A locally integrable function $f$ defines a distribution from $\mathcal{D}(U)$ to $\mathbb{R}$ where $U$ is a subset of $\mathbb{R}^n$.
Why is it acceptable to say that $L^1_{\text{loc}}$ (the space of locally integrable functions) is subspace of $\mathcal{D}'(U)$ (the space of distributions over $U$)? Knowing that $L^1_{\text{loc}}$ contains functions not functionals.
Right! I think one great virtue of L. Schwartz' idea of treating "distributions" as continuous linear functionals was that it made their existence completely rigorous. And some other basics.
At the same time, in general the dual space of a topological vector space does not naturally contain the original space. In the case of distributions, the possibility to view them as generalized_functions, enlarging the class of "functions", is/was very important. E.g., now we can differentiate a step function ... and get a Dirac delta at the jump. And there are various theorems showing that (locally, or with other hypotheses) every distribution is a sufficiently high-order derivative of a continuous function... And similar.

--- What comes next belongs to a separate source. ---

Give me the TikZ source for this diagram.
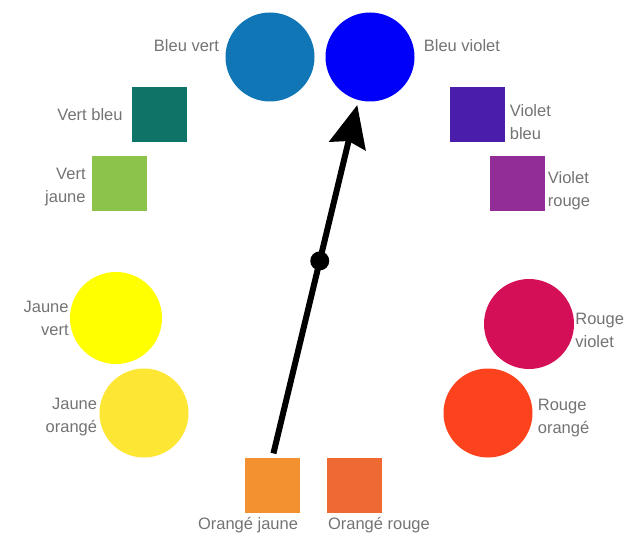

But/and, yes, we should be sure to remember that the "functional" given by an $L^1$ function is really integrate-against-it. When I teach courses introducing these ideas, a repeatedly write "(integration-against-) $L^1$ function $f$"...
There are some relatively minor normalization and/or notational complications arising from identifying $f$ with integration-against-$f$, but these are easy to accommodate.